WHAT YOU HAVE TO DO: Extract all records. Keep each one exact.

GIVEN INFORMATION:
┌────────
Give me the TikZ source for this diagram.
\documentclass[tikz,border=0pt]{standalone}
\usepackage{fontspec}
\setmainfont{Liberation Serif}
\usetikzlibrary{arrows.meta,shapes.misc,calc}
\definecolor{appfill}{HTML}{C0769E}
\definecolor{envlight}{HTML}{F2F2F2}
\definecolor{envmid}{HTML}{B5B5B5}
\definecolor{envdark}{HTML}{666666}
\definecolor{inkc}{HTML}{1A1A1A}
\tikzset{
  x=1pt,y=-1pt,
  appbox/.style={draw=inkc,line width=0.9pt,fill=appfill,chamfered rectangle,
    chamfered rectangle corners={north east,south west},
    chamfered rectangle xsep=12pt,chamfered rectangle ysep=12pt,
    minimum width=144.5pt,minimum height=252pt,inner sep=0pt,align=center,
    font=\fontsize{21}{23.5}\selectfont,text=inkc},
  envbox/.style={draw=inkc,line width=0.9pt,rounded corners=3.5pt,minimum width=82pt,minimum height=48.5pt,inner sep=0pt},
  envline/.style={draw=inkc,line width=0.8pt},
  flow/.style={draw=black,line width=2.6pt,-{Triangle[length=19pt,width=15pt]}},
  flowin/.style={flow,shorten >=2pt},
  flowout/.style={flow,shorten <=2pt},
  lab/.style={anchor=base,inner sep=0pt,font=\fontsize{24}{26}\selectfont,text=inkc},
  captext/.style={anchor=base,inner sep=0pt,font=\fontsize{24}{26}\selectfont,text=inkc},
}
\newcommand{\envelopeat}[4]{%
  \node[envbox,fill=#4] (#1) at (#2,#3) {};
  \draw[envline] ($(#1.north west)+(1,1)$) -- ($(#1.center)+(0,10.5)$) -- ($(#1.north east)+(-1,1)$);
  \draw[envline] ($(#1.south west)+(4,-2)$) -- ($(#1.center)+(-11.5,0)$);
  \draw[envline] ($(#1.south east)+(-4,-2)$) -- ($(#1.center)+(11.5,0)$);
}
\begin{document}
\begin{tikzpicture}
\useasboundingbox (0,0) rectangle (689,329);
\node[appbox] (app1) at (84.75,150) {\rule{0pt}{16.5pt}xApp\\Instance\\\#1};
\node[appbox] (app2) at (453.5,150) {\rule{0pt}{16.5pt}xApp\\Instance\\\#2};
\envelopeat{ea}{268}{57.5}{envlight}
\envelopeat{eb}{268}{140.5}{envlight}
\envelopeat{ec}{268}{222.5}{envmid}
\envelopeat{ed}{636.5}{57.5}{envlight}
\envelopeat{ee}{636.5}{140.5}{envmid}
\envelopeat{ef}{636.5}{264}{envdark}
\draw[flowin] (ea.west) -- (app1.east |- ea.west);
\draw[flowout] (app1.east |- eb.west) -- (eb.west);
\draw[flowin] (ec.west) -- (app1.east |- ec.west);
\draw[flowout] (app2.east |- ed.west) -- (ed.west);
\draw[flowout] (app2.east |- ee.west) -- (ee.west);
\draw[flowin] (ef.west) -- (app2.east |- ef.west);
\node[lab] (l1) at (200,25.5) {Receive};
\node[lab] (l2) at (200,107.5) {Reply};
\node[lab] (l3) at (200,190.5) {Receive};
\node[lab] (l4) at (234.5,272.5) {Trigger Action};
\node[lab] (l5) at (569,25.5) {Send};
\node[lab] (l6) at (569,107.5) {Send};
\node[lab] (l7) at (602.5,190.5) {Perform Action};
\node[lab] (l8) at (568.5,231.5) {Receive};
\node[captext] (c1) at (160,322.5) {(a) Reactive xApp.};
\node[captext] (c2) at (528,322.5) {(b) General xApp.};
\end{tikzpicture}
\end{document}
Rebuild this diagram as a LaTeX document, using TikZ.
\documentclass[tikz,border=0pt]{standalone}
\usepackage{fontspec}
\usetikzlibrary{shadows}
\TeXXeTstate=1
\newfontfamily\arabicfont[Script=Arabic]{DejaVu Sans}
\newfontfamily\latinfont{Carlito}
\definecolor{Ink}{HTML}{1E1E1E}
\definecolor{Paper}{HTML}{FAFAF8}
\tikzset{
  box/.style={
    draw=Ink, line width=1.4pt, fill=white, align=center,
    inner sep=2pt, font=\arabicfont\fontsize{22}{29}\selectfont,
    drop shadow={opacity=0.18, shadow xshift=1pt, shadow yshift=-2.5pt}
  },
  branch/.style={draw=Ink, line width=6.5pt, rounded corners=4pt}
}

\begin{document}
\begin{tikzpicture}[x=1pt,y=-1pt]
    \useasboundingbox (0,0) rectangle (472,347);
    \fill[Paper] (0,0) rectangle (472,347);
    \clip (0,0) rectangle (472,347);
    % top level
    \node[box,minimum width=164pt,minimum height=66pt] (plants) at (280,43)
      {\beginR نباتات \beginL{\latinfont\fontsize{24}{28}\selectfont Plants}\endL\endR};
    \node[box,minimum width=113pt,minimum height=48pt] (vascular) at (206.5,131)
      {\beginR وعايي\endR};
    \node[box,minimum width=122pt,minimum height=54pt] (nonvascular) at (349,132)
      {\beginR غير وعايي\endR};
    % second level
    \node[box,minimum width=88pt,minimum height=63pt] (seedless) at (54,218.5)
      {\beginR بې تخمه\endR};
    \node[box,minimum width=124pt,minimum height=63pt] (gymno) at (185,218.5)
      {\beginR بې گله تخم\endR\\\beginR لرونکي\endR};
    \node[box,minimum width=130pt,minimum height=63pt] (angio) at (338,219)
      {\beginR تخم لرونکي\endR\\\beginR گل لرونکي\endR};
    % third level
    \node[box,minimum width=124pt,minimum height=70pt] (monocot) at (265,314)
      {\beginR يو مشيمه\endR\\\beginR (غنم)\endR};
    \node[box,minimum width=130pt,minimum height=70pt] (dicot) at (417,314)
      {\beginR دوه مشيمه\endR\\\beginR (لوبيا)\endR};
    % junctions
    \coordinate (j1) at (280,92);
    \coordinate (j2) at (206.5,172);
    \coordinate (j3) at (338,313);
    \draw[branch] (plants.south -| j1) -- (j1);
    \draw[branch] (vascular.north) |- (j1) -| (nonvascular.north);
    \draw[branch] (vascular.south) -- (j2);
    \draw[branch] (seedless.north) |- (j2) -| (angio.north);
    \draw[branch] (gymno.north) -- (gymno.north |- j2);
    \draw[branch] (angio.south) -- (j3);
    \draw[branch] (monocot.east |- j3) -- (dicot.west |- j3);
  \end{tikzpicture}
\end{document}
└────────
THE OUTPUT:
Give me the TikZ source for this diagram.
\documentclass[tikz,border=0pt]{standalone}
\usepackage{fontspec}
\setmainfont{Liberation Serif}
\usetikzlibrary{arrows.meta,shapes.misc,calc}
\definecolor{appfill}{HTML}{C0769E}
\definecolor{envlight}{HTML}{F2F2F2}
\definecolor{envmid}{HTML}{B5B5B5}
\definecolor{envdark}{HTML}{666666}
\definecolor{inkc}{HTML}{1A1A1A}
\tikzset{
  x=1pt,y=-1pt,
  appbox/.style={draw=inkc,line width=0.9pt,fill=appfill,chamfered rectangle,
    chamfered rectangle corners={north east,south west},
    chamfered rectangle xsep=12pt,chamfered rectangle ysep=12pt,
    minimum width=144.5pt,minimum height=252pt,inner sep=0pt,align=center,
    font=\fontsize{21}{23.5}\selectfont,text=inkc},
  envbox/.style={draw=inkc,line width=0.9pt,rounded corners=3.5pt,minimum width=82pt,minimum height=48.5pt,inner sep=0pt},
  envline/.style={draw=inkc,line width=0.8pt},
  flow/.style={draw=black,line width=2.6pt,-{Triangle[length=19pt,width=15pt]}},
  flowin/.style={flow,shorten >=2pt},
  flowout/.style={flow,shorten <=2pt},
  lab/.style={anchor=base,inner sep=0pt,font=\fontsize{24}{26}\selectfont,text=inkc},
  captext/.style={anchor=base,inner sep=0pt,font=\fontsize{24}{26}\selectfont,text=inkc},
}
\newcommand{\envelopeat}[4]{%
  \node[envbox,fill=#4] (#1) at (#2,#3) {};
  \draw[envline] ($(#1.north west)+(1,1)$) -- ($(#1.center)+(0,10.5)$) -- ($(#1.north east)+(-1,1)$);
  \draw[envline] ($(#1.south west)+(4,-2)$) -- ($(#1.center)+(-11.5,0)$);
  \draw[envline] ($(#1.south east)+(-4,-2)$) -- ($(#1.center)+(11.5,0)$);
}
\begin{document}
\begin{tikzpicture}
\useasboundingbox (0,0) rectangle (689,329);
\node[appbox] (app1) at (84.75,150) {\rule{0pt}{16.5pt}xApp\\Instance\\\#1};
\node[appbox] (app2) at (453.5,150) {\rule{0pt}{16.5pt}xApp\\Instance\\\#2};
\envelopeat{ea}{268}{57.5}{envlight}
\envelopeat{eb}{268}{140.5}{envlight}
\envelopeat{ec}{268}{222.5}{envmid}
\envelopeat{ed}{636.5}{57.5}{envlight}
\envelopeat{ee}{636.5}{140.5}{envmid}
\envelopeat{ef}{636.5}{264}{envdark}
\draw[flowin] (ea.west) -- (app1.east |- ea.west);
\draw[flowout] (app1.east |- eb.west) -- (eb.west);
\draw[flowin] (ec.west) -- (app1.east |- ec.west);
\draw[flowout] (app2.east |- ed.west) -- (ed.west);
\draw[flowout] (app2.east |- ee.west) -- (ee.west);
\draw[flowin] (ef.west) -- (app2.east |- ef.west);
\node[lab] (l1) at (200,25.5) {Receive};
\node[lab] (l2) at (200,107.5) {Reply};
\node[lab] (l3) at (200,190.5) {Receive};
\node[lab] (l4) at (234.5,272.5) {Trigger Action};
\node[lab] (l5) at (569,25.5) {Send};
\node[lab] (l6) at (569,107.5) {Send};
\node[lab] (l7) at (602.5,190.5) {Perform Action};
\node[lab] (l8) at (568.5,231.5) {Receive};
\node[captext] (c1) at (160,322.5) {(a) Reactive xApp.};
\node[captext] (c2) at (528,322.5) {(b) General xApp.};
\end{tikzpicture}
\end{document}
Rebuild this diagram as a LaTeX document, using TikZ.
\documentclass[tikz,border=0pt]{standalone}
\usepackage{fontspec}
\usetikzlibrary{shadows}
\TeXXeTstate=1
\newfontfamily\arabicfont[Script=Arabic]{DejaVu Sans}
\newfontfamily\latinfont{Carlito}
\definecolor{Ink}{HTML}{1E1E1E}
\definecolor{Paper}{HTML}{FAFAF8}
\tikzset{
  box/.style={
    draw=Ink, line width=1.4pt, fill=white, align=center,
    inner sep=2pt, font=\arabicfont\fontsize{22}{29}\selectfont,
    drop shadow={opacity=0.18, shadow xshift=1pt, shadow yshift=-2.5pt}
  },
  branch/.style={draw=Ink, line width=6.5pt, rounded corners=4pt}
}

\begin{document}
\begin{tikzpicture}[x=1pt,y=-1pt]
    \useasboundingbox (0,0) rectangle (472,347);
    \fill[Paper] (0,0) rectangle (472,347);
    \clip (0,0) rectangle (472,347);
    % top level
    \node[box,minimum width=164pt,minimum height=66pt] (plants) at (280,43)
      {\beginR نباتات \beginL{\latinfont\fontsize{24}{28}\selectfont Plants}\endL\endR};
    \node[box,minimum width=113pt,minimum height=48pt] (vascular) at (206.5,131)
      {\beginR وعايي\endR};
    \node[box,minimum width=122pt,minimum height=54pt] (nonvascular) at (349,132)
      {\beginR غير وعايي\endR};
    % second level
    \node[box,minimum width=88pt,minimum height=63pt] (seedless) at (54,218.5)
      {\beginR بې تخمه\endR};
    \node[box,minimum width=124pt,minimum height=63pt] (gymno) at (185,218.5)
      {\beginR بې گله تخم\endR\\\beginR لرونکي\endR};
    \node[box,minimum width=130pt,minimum height=63pt] (angio) at (338,219)
      {\beginR تخم لرونکي\endR\\\beginR گل لرونکي\endR};
    % third level
    \node[box,minimum width=124pt,minimum height=70pt] (monocot) at (265,314)
      {\beginR يو مشيمه\endR\\\beginR (غنم)\endR};
    \node[box,minimum width=130pt,minimum height=70pt] (dicot) at (417,314)
      {\beginR دوه مشيمه\endR\\\beginR (لوبيا)\endR};
    % junctions
    \coordinate (j1) at (280,92);
    \coordinate (j2) at (206.5,172);
    \coordinate (j3) at (338,313);
    \draw[branch] (plants.south -| j1) -- (j1);
    \draw[branch] (vascular.north) |- (j1) -| (nonvascular.north);
    \draw[branch] (vascular.south) -- (j2);
    \draw[branch] (seedless.north) |- (j2) -| (angio.north);
    \draw[branch] (gymno.north) -- (gymno.north |- j2);
    \draw[branch] (angio.south) -- (j3);
    \draw[branch] (monocot.east |- j3) -- (dicot.west |- j3);
  \end{tikzpicture}
\end{document}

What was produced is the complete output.